⟨

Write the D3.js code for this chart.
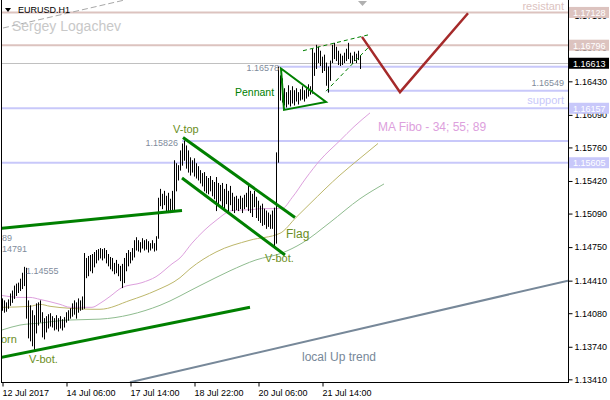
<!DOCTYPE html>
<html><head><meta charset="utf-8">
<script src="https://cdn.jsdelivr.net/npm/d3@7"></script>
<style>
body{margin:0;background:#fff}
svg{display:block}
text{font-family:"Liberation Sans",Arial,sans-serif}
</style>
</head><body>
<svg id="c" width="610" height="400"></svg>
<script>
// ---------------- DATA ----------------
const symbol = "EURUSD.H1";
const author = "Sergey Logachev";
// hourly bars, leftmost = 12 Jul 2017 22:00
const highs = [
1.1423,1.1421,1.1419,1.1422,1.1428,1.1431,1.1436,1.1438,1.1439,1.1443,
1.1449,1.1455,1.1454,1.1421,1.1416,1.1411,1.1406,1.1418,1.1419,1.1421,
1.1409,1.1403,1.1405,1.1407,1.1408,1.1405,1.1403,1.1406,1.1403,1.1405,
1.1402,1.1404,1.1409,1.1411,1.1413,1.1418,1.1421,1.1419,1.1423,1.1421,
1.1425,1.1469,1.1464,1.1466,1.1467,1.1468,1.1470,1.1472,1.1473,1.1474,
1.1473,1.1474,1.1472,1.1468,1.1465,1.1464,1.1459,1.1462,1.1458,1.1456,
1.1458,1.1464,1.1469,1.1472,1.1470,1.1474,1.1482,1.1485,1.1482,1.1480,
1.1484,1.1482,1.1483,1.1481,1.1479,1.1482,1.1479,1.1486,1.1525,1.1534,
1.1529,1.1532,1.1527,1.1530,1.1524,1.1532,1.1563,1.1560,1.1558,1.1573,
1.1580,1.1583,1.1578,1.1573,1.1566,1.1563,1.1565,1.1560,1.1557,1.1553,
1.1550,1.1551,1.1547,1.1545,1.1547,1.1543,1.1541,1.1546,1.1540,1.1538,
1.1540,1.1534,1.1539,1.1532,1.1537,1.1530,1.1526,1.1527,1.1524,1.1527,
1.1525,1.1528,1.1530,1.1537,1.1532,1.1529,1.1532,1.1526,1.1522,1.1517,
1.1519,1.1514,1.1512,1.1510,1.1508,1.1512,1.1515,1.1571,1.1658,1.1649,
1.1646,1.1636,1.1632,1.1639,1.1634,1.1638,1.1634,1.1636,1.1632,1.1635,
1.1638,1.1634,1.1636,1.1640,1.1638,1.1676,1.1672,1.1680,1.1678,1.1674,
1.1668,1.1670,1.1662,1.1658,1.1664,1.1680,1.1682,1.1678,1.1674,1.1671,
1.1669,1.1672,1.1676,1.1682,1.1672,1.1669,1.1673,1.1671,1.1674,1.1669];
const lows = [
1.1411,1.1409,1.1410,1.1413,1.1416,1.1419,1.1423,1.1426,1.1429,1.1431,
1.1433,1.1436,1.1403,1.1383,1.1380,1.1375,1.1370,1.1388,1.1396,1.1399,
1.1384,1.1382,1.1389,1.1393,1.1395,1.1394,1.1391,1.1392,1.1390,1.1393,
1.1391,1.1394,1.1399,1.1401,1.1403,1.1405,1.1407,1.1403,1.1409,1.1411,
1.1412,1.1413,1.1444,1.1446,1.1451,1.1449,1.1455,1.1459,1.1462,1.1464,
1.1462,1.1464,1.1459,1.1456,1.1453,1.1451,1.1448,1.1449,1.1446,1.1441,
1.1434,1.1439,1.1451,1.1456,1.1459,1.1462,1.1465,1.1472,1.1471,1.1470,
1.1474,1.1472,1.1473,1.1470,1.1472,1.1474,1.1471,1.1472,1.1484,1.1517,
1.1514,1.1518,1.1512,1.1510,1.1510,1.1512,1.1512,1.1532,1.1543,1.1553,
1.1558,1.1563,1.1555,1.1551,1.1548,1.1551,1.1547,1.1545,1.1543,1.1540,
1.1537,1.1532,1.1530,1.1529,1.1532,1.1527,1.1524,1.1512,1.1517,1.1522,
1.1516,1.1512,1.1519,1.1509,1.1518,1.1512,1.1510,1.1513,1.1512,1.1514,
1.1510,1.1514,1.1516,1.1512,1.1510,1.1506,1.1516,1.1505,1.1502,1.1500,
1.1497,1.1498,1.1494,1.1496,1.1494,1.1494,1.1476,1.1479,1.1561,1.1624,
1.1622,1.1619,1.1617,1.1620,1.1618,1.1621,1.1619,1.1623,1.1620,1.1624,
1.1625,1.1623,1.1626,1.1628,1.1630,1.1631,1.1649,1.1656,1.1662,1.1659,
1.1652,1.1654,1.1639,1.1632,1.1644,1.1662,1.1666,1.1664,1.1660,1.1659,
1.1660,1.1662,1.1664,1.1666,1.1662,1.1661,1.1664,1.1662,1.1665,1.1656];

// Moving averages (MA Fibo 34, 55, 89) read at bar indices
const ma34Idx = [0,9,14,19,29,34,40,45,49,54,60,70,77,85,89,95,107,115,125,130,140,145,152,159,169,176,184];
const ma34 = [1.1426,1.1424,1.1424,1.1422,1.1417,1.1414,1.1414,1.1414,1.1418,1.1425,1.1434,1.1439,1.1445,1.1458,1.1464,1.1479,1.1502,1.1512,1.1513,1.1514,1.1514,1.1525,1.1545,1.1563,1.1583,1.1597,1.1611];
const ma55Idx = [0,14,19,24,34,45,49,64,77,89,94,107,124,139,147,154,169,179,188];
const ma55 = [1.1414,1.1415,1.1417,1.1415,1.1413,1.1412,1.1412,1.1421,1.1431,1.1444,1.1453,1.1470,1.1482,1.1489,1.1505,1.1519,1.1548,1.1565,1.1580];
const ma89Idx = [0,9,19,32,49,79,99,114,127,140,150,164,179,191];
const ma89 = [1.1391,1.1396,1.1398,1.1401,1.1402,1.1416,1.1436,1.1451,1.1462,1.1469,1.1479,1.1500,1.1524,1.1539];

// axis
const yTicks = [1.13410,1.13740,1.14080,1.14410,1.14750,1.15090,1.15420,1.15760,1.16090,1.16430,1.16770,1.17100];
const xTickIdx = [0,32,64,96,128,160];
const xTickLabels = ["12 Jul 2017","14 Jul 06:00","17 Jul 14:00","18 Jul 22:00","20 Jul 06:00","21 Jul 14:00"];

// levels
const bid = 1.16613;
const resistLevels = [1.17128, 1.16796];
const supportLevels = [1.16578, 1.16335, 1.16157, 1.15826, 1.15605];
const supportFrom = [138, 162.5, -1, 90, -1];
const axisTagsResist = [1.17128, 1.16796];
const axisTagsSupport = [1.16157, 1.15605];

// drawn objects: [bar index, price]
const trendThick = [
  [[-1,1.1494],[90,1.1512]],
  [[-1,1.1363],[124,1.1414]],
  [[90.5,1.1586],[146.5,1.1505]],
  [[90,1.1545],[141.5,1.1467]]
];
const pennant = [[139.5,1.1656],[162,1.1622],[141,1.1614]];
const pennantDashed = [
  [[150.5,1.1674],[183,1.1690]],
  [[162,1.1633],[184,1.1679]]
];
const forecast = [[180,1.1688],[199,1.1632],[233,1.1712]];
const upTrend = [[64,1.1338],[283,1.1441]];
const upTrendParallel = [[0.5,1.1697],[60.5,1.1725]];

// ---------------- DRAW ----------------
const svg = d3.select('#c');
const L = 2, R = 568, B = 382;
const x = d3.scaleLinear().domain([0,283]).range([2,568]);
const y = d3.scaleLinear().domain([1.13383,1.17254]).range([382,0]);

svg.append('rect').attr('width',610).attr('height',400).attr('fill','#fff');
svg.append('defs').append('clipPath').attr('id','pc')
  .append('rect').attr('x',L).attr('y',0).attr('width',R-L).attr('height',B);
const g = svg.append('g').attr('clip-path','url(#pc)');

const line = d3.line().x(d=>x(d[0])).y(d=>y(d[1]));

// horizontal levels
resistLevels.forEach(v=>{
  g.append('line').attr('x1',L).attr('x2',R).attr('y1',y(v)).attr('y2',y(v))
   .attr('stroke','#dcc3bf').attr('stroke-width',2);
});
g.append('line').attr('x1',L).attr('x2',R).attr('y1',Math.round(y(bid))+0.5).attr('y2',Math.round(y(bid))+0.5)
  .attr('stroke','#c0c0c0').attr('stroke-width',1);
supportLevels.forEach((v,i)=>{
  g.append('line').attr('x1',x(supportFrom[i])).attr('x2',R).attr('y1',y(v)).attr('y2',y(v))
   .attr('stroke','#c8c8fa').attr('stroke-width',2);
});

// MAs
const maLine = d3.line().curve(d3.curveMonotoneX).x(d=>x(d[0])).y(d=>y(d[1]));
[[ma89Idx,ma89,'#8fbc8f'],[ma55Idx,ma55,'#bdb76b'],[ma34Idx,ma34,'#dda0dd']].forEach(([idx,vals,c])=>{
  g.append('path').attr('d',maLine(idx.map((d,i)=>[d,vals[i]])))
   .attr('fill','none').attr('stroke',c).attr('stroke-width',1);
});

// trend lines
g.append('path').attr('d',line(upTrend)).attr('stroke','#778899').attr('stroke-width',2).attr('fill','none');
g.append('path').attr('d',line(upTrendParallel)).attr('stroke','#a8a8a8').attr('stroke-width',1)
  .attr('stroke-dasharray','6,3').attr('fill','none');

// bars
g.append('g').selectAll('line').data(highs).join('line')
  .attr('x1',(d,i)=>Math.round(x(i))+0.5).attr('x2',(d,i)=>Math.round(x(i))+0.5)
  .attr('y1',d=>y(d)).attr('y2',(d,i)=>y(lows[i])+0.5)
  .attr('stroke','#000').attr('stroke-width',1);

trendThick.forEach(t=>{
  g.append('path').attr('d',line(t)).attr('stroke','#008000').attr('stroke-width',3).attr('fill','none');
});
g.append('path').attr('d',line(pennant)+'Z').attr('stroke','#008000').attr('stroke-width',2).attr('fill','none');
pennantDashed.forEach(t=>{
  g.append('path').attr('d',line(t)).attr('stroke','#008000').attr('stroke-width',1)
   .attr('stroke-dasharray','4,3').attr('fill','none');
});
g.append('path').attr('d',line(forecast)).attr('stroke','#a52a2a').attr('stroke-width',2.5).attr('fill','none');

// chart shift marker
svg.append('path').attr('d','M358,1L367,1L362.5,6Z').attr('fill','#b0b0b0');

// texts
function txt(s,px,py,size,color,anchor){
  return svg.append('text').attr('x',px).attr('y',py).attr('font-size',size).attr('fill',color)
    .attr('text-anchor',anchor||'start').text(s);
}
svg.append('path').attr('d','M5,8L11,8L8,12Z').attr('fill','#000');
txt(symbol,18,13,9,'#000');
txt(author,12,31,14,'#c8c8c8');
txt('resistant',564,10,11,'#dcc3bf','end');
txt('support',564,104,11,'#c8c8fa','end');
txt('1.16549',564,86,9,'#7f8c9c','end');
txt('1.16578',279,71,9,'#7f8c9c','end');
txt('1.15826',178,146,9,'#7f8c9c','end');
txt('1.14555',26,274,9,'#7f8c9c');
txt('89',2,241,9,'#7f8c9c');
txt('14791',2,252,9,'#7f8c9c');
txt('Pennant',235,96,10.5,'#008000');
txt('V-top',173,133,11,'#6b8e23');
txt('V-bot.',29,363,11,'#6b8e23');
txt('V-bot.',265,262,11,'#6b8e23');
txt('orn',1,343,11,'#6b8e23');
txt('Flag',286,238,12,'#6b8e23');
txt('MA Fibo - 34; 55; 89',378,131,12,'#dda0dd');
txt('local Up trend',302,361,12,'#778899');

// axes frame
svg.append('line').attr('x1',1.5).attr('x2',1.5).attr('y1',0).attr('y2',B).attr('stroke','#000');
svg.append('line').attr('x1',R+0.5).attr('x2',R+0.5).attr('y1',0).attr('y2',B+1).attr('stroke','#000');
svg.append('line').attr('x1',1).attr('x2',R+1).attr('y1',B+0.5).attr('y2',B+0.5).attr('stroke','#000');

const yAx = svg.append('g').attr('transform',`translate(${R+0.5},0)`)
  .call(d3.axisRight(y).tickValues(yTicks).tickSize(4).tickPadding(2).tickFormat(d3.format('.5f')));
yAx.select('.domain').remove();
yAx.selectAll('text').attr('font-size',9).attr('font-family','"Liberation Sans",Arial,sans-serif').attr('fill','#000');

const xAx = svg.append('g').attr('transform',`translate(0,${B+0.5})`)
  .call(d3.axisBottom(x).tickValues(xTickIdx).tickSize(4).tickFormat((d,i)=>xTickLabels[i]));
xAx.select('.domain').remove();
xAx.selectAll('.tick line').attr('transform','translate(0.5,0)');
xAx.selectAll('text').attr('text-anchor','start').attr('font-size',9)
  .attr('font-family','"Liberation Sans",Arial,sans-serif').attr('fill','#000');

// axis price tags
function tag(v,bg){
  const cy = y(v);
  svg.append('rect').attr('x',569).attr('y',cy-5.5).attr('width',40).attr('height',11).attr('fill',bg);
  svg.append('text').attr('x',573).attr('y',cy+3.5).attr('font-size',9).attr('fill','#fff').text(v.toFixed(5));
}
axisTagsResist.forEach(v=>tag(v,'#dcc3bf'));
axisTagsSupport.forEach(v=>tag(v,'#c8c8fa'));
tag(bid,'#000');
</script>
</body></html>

⟩

■ **TASK DESCRIPTION**
Using the material above, copy every line in which the string "chart" occurs.

■ **SOLUTION TO THE PROBLEM**
Write the D3.js code for this chart.
// chart shift marker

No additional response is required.